Task goal: Give all the lines below again, exactly, with no pictures.

---- Collected data

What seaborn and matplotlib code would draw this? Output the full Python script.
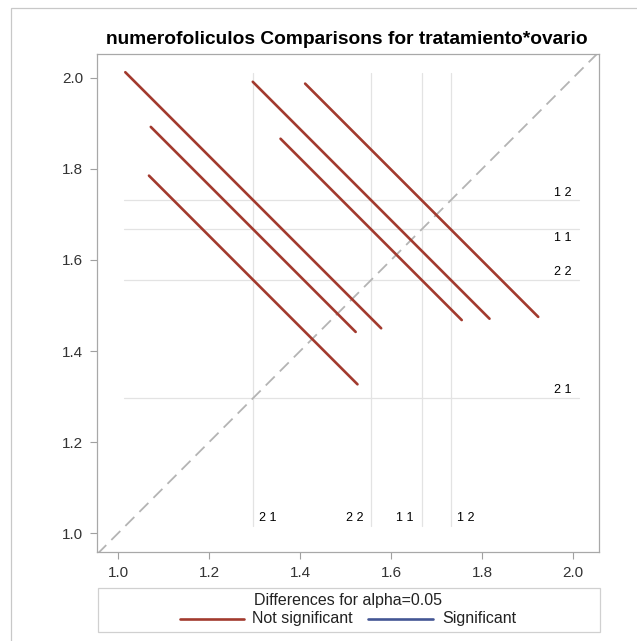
import matplotlib
matplotlib.use("Agg")
import matplotlib.pyplot as plt
import seaborn as sns
import pandas as pd
from matplotlib.lines import Line2D
from matplotlib.patches import Rectangle

# ---- data ----
levels = ["1 1", "1 2", "2 1", "2 2"]
lsmeans = [1.667, 1.731, 1.297, 1.556]
pair_x = ["2 1", "2 1", "2 1", "2 2", "2 2", "1 1"]
pair_y = ["1 2", "1 1", "2 2", "1 2", "1 1", "1 2"]
pair_half = [0.281, 0.225, 0.229, 0.260, 0.199, 0.256]
pair_sig = ["Not significant"] * 6
hlabel_y = [1.649, 1.748, 1.314, 1.574]   # right-side label positions (y)
vlabel_x = [1.630, 1.764, 1.329, 1.520]   # bottom label positions (x)
title = "numerofoliculos Comparisons for tratamiento*ovario"

mean_of = dict(zip(levels, lsmeans))

rows = []
for k, (a, b, h, s) in enumerate(zip(pair_x, pair_y, pair_half, pair_sig)):
    xm, ym = mean_of[a], mean_of[b]
    rows.append(dict(pair=k, x=xm - h, y=ym + h, sig=s))
    rows.append(dict(pair=k, x=xm + h, y=ym - h, sig=s))
df = pd.DataFrame(rows)

sns.set_theme(style="white")
plt.rcParams["font.family"] = ["Liberation Sans", "DejaVu Sans"]

RED = "#A23A2E"
BLUE = "#445694"
REF = "#e3e3e3"

fig = plt.figure(figsize=(6.37, 6.41), dpi=100)
ax = fig.add_axes([97.3 / 637, 1 - 551.7 / 641, (599 - 97.3) / 637, (551.7 - 54) / 641])

xlim = (0.9545, 2.0565)
ylim = (0.9596, 2.052)

# reference lines
for lv, m in zip(levels, lsmeans):
    ax.plot([m, m], [1.016, 2.011], color=REF, lw=0.9, zorder=1)
    ax.plot([1.014, 2.0125], [m, m], color=REF, lw=0.9, zorder=1)

# diagonal
ax.plot([xlim[0], xlim[1]], [xlim[0], xlim[1]], color="#b4b4b4", lw=1.3,
        dashes=(7, 4), zorder=2)

sns.lineplot(data=df, x="x", y="y", units="pair", estimator=None, sort=False,
             hue="sig", palette={"Not significant": RED, "Significant": BLUE},
             lw=1.9, legend=False, ax=ax, zorder=3)

for lv, yy in zip(levels, hlabel_y):
    ax.text(1.996, yy, lv, ha="right", va="center", fontsize=9, color="black")
for lv, xx in zip(levels, vlabel_x):
    ax.text(xx, 1.033, lv, ha="center", va="center", fontsize=9, color="black")

ax.set_xlim(*xlim)
ax.set_ylim(*ylim)
ticks = [1.0, 1.2, 1.4, 1.6, 1.8, 2.0]
ax.set_xticks(ticks)
ax.set_yticks(ticks)
ax.set_xticklabels([f"{t:.1f}" for t in ticks])
ax.set_yticklabels([f"{t:.1f}" for t in ticks])
ax.set_xlabel("")
ax.set_ylabel("")
ax.tick_params(axis="both", which="both", direction="out", length=5, width=0.8,
               color="#a0a0a0", labelsize=11, labelcolor="#333333", pad=5,
               bottom=True, left=True)
for sp in ax.spines.values():
    sp.set_color("#a8a8a8")
    sp.set_linewidth(0.9)

fig.text(347 / 637, 1 - 44 / 641, title, ha="center", va="baseline",
         fontsize=13.8, fontweight="bold", color="black")

# outer border
fig.add_artist(Rectangle((11 / 637, -0.01), 1.0, 1 - 8.3 / 641 + 0.01,
                         transform=fig.transFigure, fill=False,
                         edgecolor="#c8c8c8", lw=0.9))

# legend box
fig.add_artist(Rectangle((98 / 637, 1 - 632 / 641), (600 - 98) / 637, (632 - 588) / 641,
                         transform=fig.transFigure, fill=False,
                         edgecolor="#d0d0d0", lw=0.9))
fig.text(348 / 637, 1 - 600 / 641, "Differences for alpha=0.05", ha="center",
         va="center", fontsize=11.5, color="#222222")
ly = 1 - 619 / 641
fig.add_artist(Line2D([180 / 637, 244 / 637], [ly, ly], color=RED, lw=1.9,
                      transform=fig.transFigure))
fig.text(252 / 637, ly, "Not significant", ha="left", va="center", fontsize=11.5,
         color="#222222")
fig.add_artist(Line2D([368 / 637, 433 / 637], [ly, ly], color=BLUE, lw=1.9,
                      transform=fig.transFigure))
fig.text(442 / 637, ly, "Significant", ha="left", va="center", fontsize=11.5,
         color="#222222")

fig.savefig("out.png", dpi=100, facecolor="white")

--------

Output of the task:
What seaborn and matplotlib code would draw this? Output the full Python script.
import matplotlib
matplotlib.use("Agg")
import matplotlib.pyplot as plt
import seaborn as sns
import pandas as pd
from matplotlib.lines import Line2D
from matplotlib.patches import Rectangle

# ---- data ----
levels = ["1 1", "1 2", "2 1", "2 2"]
lsmeans = [1.667, 1.731, 1.297, 1.556]
pair_x = ["2 1", "2 1", "2 1", "2 2", "2 2", "1 1"]
pair_y = ["1 2", "1 1", "2 2", "1 2", "1 1", "1 2"]
pair_half = [0.281, 0.225, 0.229, 0.260, 0.199, 0.256]
pair_sig = ["Not significant"] * 6
hlabel_y = [1.649, 1.748, 1.314, 1.574]   # right-side label positions (y)
vlabel_x = [1.630, 1.764, 1.329, 1.520]   # bottom label positions (x)
title = "numerofoliculos Comparisons for tratamiento*ovario"

mean_of = dict(zip(levels, lsmeans))

rows = []
for k, (a, b, h, s) in enumerate(zip(pair_x, pair_y, pair_half, pair_sig)):
    xm, ym = mean_of[a], mean_of[b]
    rows.append(dict(pair=k, x=xm - h, y=ym + h, sig=s))
    rows.append(dict(pair=k, x=xm + h, y=ym - h, sig=s))
df = pd.DataFrame(rows)

sns.set_theme(style="white")
plt.rcParams["font.family"] = ["Liberation Sans", "DejaVu Sans"]

RED = "#A23A2E"
BLUE = "#445694"
REF = "#e3e3e3"

fig = plt.figure(figsize=(6.37, 6.41), dpi=100)
ax = fig.add_axes([97.3 / 637, 1 - 551.7 / 641, (599 - 97.3) / 637, (551.7 - 54) / 641])

xlim = (0.9545, 2.0565)
ylim = (0.9596, 2.052)

# reference lines
for lv, m in zip(levels, lsmeans):
    ax.plot([m, m], [1.016, 2.011], color=REF, lw=0.9, zorder=1)
    ax.plot([1.014, 2.0125], [m, m], color=REF, lw=0.9, zorder=1)

# diagonal
ax.plot([xlim[0], xlim[1]], [xlim[0], xlim[1]], color="#b4b4b4", lw=1.3,
        dashes=(7, 4), zorder=2)

sns.lineplot(data=df, x="x", y="y", units="pair", estimator=None, sort=False,
             hue="sig", palette={"Not significant": RED, "Significant": BLUE},
             lw=1.9, legend=False, ax=ax, zorder=3)

for lv, yy in zip(levels, hlabel_y):
    ax.text(1.996, yy, lv, ha="right", va="center", fontsize=9, color="black")
for lv, xx in zip(levels, vlabel_x):
    ax.text(xx, 1.033, lv, ha="center", va="center", fontsize=9, color="black")

ax.set_xlim(*xlim)
ax.set_ylim(*ylim)
ticks = [1.0, 1.2, 1.4, 1.6, 1.8, 2.0]
ax.set_xticks(ticks)
ax.set_yticks(ticks)
ax.set_xticklabels([f"{t:.1f}" for t in ticks])
ax.set_yticklabels([f"{t:.1f}" for t in ticks])
ax.set_xlabel("")
ax.set_ylabel("")
ax.tick_params(axis="both", which="both", direction="out", length=5, width=0.8,
               color="#a0a0a0", labelsize=11, labelcolor="#333333", pad=5,
               bottom=True, left=True)
for sp in ax.spines.values():
    sp.set_color("#a8a8a8")
    sp.set_linewidth(0.9)

fig.text(347 / 637, 1 - 44 / 641, title, ha="center", va="baseline",
         fontsize=13.8, fontweight="bold", color="black")

# outer border
fig.add_artist(Rectangle((11 / 637, -0.01), 1.0, 1 - 8.3 / 641 + 0.01,
                         transform=fig.transFigure, fill=False,
                         edgecolor="#c8c8c8", lw=0.9))

# legend box
fig.add_artist(Rectangle((98 / 637, 1 - 632 / 641), (600 - 98) / 637, (632 - 588) / 641,
                         transform=fig.transFigure, fill=False,
                         edgecolor="#d0d0d0", lw=0.9))
fig.text(348 / 637, 1 - 600 / 641, "Differences for alpha=0.05", ha="center",
         va="center", fontsize=11.5, color="#222222")
ly = 1 - 619 / 641
fig.add_artist(Line2D([180 / 637, 244 / 637], [ly, ly], color=RED, lw=1.9,
                      transform=fig.transFigure))
fig.text(252 / 637, ly, "Not significant", ha="left", va="center", fontsize=11.5,
         color="#222222")
fig.add_artist(Line2D([368 / 637, 433 / 637], [ly, ly], color=BLUE, lw=1.9,
                      transform=fig.transFigure))
fig.text(442 / 637, ly, "Significant", ha="left", va="center", fontsize=11.5,
         color="#222222")

fig.savefig("out.png", dpi=100, facecolor="white")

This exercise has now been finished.